_Excerpted data_
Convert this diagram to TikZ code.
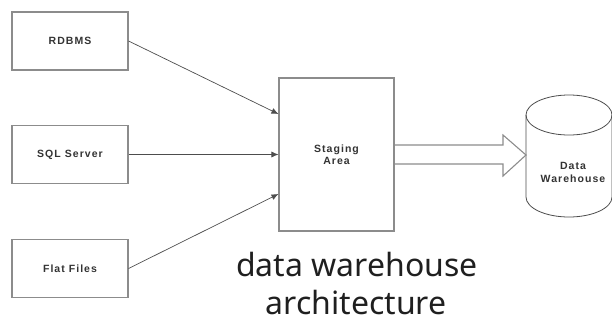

---

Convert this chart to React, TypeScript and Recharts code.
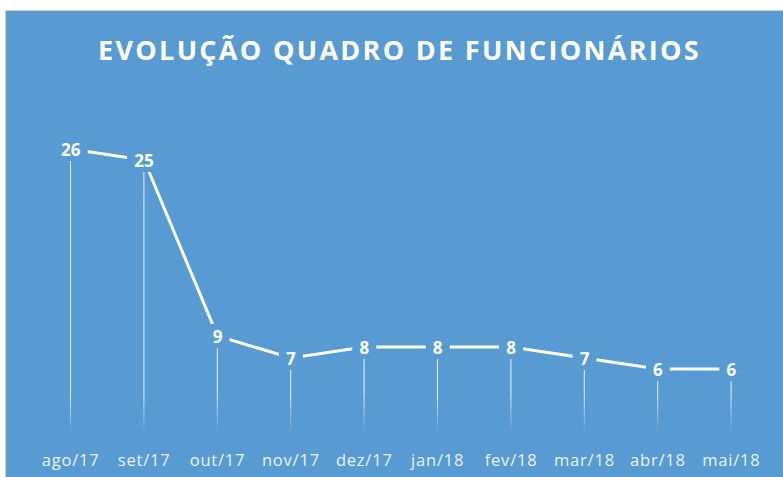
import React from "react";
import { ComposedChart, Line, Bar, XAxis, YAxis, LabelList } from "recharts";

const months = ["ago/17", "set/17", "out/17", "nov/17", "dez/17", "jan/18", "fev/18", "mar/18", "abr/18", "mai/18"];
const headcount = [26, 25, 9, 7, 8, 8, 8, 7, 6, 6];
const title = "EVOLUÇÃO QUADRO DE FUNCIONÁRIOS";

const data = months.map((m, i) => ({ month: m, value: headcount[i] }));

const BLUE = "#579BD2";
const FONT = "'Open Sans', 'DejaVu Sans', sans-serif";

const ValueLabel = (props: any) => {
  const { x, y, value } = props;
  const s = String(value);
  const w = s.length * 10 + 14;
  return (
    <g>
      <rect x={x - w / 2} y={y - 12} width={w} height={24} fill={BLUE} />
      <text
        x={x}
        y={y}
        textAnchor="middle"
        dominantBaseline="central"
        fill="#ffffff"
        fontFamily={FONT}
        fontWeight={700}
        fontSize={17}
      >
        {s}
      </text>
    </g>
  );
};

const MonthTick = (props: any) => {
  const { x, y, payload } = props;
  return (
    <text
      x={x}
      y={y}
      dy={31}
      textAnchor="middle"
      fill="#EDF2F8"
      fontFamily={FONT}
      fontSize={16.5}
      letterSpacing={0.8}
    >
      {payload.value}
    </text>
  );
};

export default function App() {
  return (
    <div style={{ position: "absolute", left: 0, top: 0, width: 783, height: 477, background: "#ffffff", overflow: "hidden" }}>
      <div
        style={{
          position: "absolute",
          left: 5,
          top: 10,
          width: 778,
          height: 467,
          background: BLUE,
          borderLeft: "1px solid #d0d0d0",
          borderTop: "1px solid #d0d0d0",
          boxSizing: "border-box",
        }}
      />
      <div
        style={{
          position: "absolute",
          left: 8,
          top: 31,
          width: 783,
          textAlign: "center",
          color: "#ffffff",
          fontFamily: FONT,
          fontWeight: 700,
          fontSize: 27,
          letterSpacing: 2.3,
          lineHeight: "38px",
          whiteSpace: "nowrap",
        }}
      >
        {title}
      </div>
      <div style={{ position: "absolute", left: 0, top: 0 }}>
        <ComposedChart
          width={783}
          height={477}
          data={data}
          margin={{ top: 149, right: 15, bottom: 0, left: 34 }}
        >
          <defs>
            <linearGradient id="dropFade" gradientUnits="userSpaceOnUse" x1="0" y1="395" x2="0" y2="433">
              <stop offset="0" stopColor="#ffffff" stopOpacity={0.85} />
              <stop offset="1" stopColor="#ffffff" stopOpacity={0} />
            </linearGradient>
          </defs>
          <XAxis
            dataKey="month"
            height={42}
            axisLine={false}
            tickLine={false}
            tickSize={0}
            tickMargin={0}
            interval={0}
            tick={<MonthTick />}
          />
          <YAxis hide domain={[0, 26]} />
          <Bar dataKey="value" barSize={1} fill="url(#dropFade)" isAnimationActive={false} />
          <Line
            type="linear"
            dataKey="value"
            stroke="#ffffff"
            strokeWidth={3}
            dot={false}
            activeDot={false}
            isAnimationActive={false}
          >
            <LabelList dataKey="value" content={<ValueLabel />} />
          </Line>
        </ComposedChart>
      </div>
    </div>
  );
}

_Exercise brief_
Write out exactly the lines from the one that has "Convert this chart" down to the one that has "XAxis, YAxis, LabelList", including both. Pictures stay out of the copy.

_Expected output_
Convert this chart to React, TypeScript and Recharts code.
import React from "react";
import { ComposedChart, Line, Bar, XAxis, YAxis, LabelList } from "recharts";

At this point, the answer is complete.